* **GIVEN INSTRUCTION**
Copy the data exactly; pictures stay out of the copy.
[START]
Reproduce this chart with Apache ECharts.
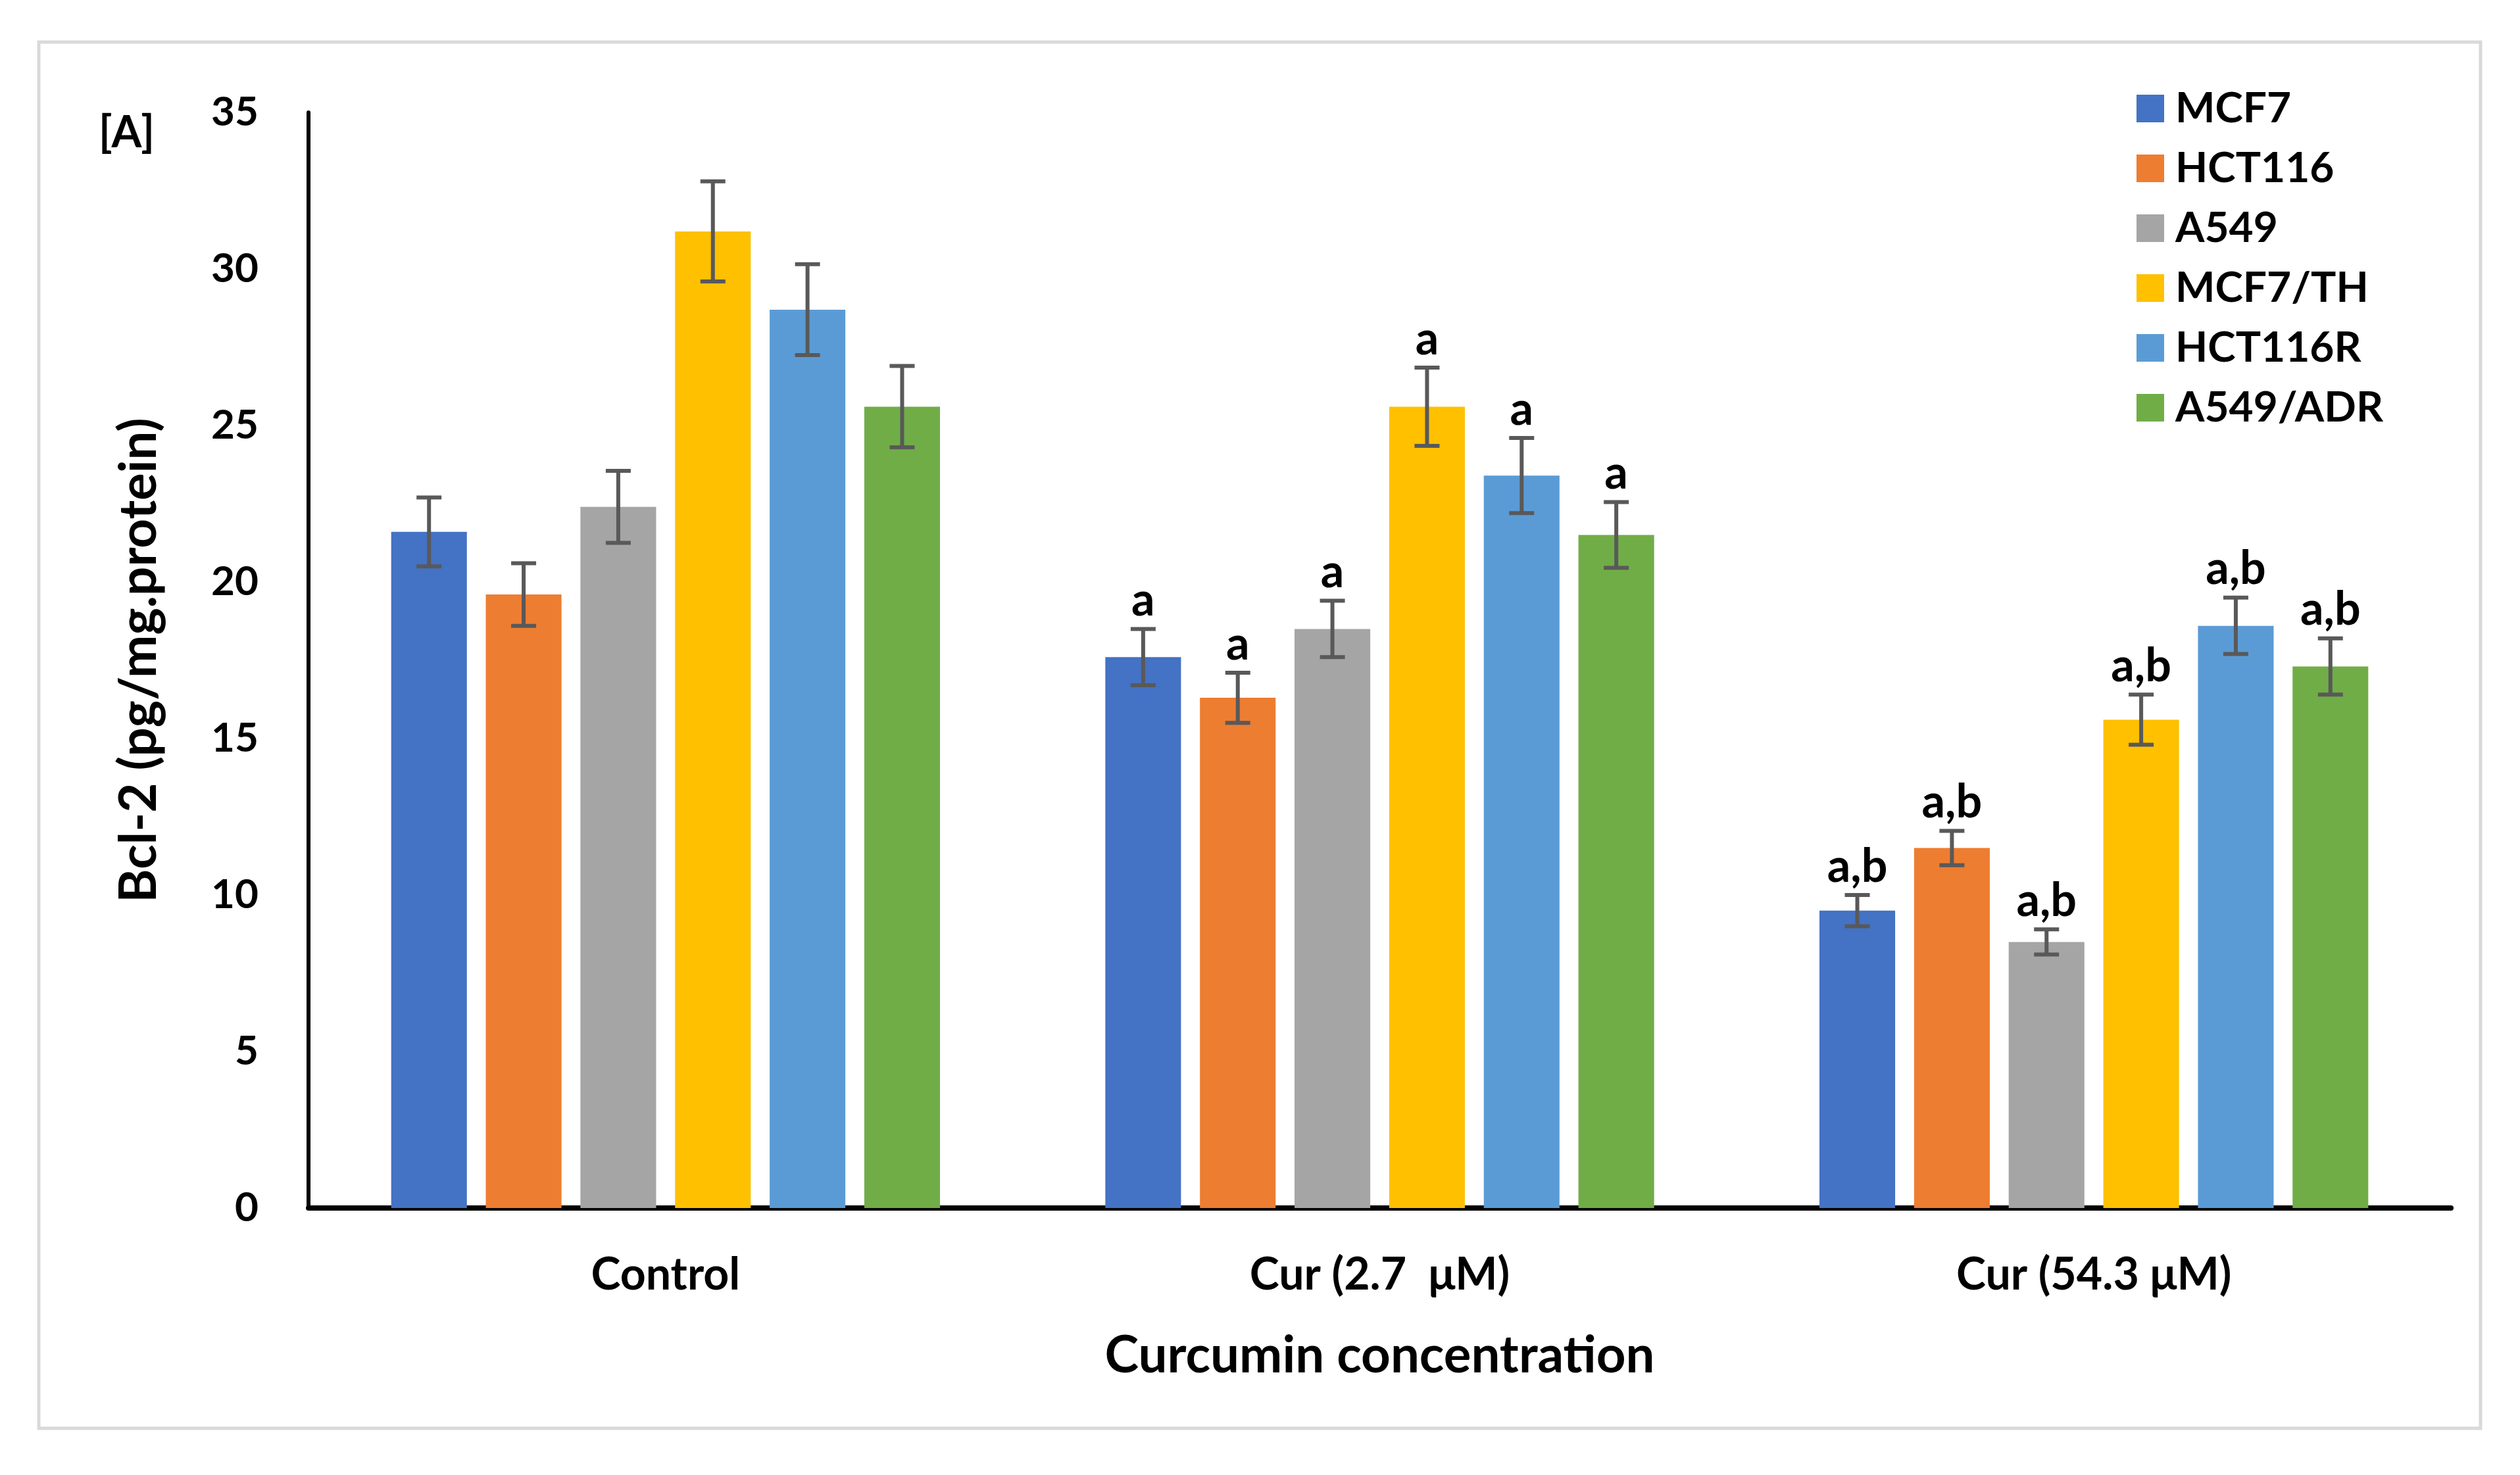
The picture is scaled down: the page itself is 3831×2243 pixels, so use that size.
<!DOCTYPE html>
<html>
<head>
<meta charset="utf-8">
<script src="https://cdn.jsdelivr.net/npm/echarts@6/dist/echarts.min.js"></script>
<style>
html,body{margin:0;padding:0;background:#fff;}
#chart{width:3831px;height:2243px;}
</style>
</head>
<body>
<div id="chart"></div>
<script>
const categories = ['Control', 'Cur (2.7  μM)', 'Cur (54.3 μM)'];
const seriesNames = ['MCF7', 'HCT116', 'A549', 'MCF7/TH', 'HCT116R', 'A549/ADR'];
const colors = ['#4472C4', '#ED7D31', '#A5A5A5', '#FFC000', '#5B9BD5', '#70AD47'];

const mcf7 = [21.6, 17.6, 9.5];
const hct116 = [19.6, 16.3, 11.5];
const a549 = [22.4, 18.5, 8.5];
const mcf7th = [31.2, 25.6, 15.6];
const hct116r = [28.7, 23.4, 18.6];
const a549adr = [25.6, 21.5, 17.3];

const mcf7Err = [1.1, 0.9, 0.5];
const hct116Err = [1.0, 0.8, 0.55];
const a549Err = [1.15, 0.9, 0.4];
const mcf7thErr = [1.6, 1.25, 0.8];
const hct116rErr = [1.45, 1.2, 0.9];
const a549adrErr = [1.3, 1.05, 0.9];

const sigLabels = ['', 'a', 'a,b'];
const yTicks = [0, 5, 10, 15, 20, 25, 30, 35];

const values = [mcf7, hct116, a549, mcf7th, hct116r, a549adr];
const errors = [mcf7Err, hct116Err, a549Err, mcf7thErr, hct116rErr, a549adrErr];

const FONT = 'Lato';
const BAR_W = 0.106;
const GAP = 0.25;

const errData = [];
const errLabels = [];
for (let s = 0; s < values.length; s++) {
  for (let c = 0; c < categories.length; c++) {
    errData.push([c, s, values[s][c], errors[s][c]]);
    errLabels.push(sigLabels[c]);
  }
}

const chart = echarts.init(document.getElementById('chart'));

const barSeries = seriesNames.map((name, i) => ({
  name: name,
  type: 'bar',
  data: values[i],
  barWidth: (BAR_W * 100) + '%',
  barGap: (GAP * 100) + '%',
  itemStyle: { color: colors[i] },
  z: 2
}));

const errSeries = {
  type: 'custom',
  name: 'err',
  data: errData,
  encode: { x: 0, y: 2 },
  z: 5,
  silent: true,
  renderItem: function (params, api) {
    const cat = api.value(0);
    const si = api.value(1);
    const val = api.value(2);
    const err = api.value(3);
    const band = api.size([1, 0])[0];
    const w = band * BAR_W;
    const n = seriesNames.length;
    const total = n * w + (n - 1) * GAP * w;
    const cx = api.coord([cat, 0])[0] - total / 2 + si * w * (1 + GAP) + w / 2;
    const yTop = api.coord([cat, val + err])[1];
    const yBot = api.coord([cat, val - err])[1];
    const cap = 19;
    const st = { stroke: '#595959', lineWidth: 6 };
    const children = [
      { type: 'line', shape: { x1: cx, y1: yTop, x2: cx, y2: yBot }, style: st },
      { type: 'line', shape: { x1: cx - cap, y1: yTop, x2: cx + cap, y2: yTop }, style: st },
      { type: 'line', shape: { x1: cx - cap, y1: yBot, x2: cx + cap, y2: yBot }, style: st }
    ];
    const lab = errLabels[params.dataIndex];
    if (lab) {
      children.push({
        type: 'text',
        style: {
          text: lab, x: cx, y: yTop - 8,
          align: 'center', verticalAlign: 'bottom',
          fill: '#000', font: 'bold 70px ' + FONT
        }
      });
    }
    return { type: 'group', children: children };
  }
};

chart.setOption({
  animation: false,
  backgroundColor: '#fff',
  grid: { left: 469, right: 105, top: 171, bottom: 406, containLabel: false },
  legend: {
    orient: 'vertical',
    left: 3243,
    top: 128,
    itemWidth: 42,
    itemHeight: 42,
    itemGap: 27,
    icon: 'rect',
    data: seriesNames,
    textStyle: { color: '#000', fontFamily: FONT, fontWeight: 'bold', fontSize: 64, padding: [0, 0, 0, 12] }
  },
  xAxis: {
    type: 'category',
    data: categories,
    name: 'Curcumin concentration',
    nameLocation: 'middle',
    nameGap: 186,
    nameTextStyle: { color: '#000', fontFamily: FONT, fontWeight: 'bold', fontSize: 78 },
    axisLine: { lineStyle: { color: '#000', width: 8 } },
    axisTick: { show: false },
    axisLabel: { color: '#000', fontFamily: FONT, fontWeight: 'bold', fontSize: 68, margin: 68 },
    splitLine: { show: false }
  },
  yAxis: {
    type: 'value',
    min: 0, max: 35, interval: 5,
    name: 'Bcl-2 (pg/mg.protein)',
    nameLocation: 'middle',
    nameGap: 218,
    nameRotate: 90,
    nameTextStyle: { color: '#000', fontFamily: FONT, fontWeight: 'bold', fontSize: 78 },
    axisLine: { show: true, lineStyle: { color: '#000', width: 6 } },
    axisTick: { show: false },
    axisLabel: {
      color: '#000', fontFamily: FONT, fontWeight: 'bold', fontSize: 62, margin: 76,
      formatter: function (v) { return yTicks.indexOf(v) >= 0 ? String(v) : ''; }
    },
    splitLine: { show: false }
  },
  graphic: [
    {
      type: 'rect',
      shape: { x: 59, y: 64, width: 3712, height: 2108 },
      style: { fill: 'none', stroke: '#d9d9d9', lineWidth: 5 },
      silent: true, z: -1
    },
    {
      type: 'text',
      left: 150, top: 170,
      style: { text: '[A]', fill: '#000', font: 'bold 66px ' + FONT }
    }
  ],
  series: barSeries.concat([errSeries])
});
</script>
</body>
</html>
[END]
* **WRITTEN SOLUTION**
Reproduce this chart with Apache ECharts.
The picture is scaled down: the page itself is 3831×2243 pixels, so use that size.
<!DOCTYPE html>
<html>
<head>
<meta charset="utf-8">
<script src="https://cdn.jsdelivr.net/npm/echarts@6/dist/echarts.min.js"></script>
<style>
html,body{margin:0;padding:0;background:#fff;}
#chart{width:3831px;height:2243px;}
</style>
</head>
<body>
<div id="chart"></div>
<script>
const categories = ['Control', 'Cur (2.7  μM)', 'Cur (54.3 μM)'];
const seriesNames = ['MCF7', 'HCT116', 'A549', 'MCF7/TH', 'HCT116R', 'A549/ADR'];
const colors = ['#4472C4', '#ED7D31', '#A5A5A5', '#FFC000', '#5B9BD5', '#70AD47'];

const mcf7 = [21.6, 17.6, 9.5];
const hct116 = [19.6, 16.3, 11.5];
const a549 = [22.4, 18.5, 8.5];
const mcf7th = [31.2, 25.6, 15.6];
const hct116r = [28.7, 23.4, 18.6];
const a549adr = [25.6, 21.5, 17.3];

const mcf7Err = [1.1, 0.9, 0.5];
const hct116Err = [1.0, 0.8, 0.55];
const a549Err = [1.15, 0.9, 0.4];
const mcf7thErr = [1.6, 1.25, 0.8];
const hct116rErr = [1.45, 1.2, 0.9];
const a549adrErr = [1.3, 1.05, 0.9];

const sigLabels = ['', 'a', 'a,b'];
const yTicks = [0, 5, 10, 15, 20, 25, 30, 35];

const values = [mcf7, hct116, a549, mcf7th, hct116r, a549adr];
const errors = [mcf7Err, hct116Err, a549Err, mcf7thErr, hct116rErr, a549adrErr];

const FONT = 'Lato';
const BAR_W = 0.106;
const GAP = 0.25;

const errData = [];
const errLabels = [];
for (let s = 0; s < values.length; s++) {
  for (let c = 0; c < categories.length; c++) {
    errData.push([c, s, values[s][c], errors[s][c]]);
    errLabels.push(sigLabels[c]);
  }
}

const chart = echarts.init(document.getElementById('chart'));

const barSeries = seriesNames.map((name, i) => ({
  name: name,
  type: 'bar',
  data: values[i],
  barWidth: (BAR_W * 100) + '%',
  barGap: (GAP * 100) + '%',
  itemStyle: { color: colors[i] },
  z: 2
}));

const errSeries = {
  type: 'custom',
  name: 'err',
  data: errData,
  encode: { x: 0, y: 2 },
  z: 5,
  silent: true,
  renderItem: function (params, api) {
    const cat = api.value(0);
    const si = api.value(1);
    const val = api.value(2);
    const err = api.value(3);
    const band = api.size([1, 0])[0];
    const w = band * BAR_W;
    const n = seriesNames.length;
    const total = n * w + (n - 1) * GAP * w;
    const cx = api.coord([cat, 0])[0] - total / 2 + si * w * (1 + GAP) + w / 2;
    const yTop = api.coord([cat, val + err])[1];
    const yBot = api.coord([cat, val - err])[1];
    const cap = 19;
    const st = { stroke: '#595959', lineWidth: 6 };
    const children = [
      { type: 'line', shape: { x1: cx, y1: yTop, x2: cx, y2: yBot }, style: st },
      { type: 'line', shape: { x1: cx - cap, y1: yTop, x2: cx + cap, y2: yTop }, style: st },
      { type: 'line', shape: { x1: cx - cap, y1: yBot, x2: cx + cap, y2: yBot }, style: st }
    ];
    const lab = errLabels[params.dataIndex];
    if (lab) {
      children.push({
        type: 'text',
        style: {
          text: lab, x: cx, y: yTop - 8,
          align: 'center', verticalAlign: 'bottom',
          fill: '#000', font: 'bold 70px ' + FONT
        }
      });
    }
    return { type: 'group', children: children };
  }
};

chart.setOption({
  animation: false,
  backgroundColor: '#fff',
  grid: { left: 469, right: 105, top: 171, bottom: 406, containLabel: false },
  legend: {
    orient: 'vertical',
    left: 3243,
    top: 128,
    itemWidth: 42,
    itemHeight: 42,
    itemGap: 27,
    icon: 'rect',
    data: seriesNames,
    textStyle: { color: '#000', fontFamily: FONT, fontWeight: 'bold', fontSize: 64, padding: [0, 0, 0, 12] }
  },
  xAxis: {
    type: 'category',
    data: categories,
    name: 'Curcumin concentration',
    nameLocation: 'middle',
    nameGap: 186,
    nameTextStyle: { color: '#000', fontFamily: FONT, fontWeight: 'bold', fontSize: 78 },
    axisLine: { lineStyle: { color: '#000', width: 8 } },
    axisTick: { show: false },
    axisLabel: { color: '#000', fontFamily: FONT, fontWeight: 'bold', fontSize: 68, margin: 68 },
    splitLine: { show: false }
  },
  yAxis: {
    type: 'value',
    min: 0, max: 35, interval: 5,
    name: 'Bcl-2 (pg/mg.protein)',
    nameLocation: 'middle',
    nameGap: 218,
    nameRotate: 90,
    nameTextStyle: { color: '#000', fontFamily: FONT, fontWeight: 'bold', fontSize: 78 },
    axisLine: { show: true, lineStyle: { color: '#000', width: 6 } },
    axisTick: { show: false },
    axisLabel: {
      color: '#000', fontFamily: FONT, fontWeight: 'bold', fontSize: 62, margin: 76,
      formatter: function (v) { return yTicks.indexOf(v) >= 0 ? String(v) : ''; }
    },
    splitLine: { show: false }
  },
  graphic: [
    {
      type: 'rect',
      shape: { x: 59, y: 64, width: 3712, height: 2108 },
      style: { fill: 'none', stroke: '#d9d9d9', lineWidth: 5 },
      silent: true, z: -1
    },
    {
      type: 'text',
      left: 150, top: 170,
      style: { text: '[A]', fill: '#000', font: 'bold 66px ' + FONT }
    }
  ],
  series: barSeries.concat([errSeries])
});
</script>
</body>
</html>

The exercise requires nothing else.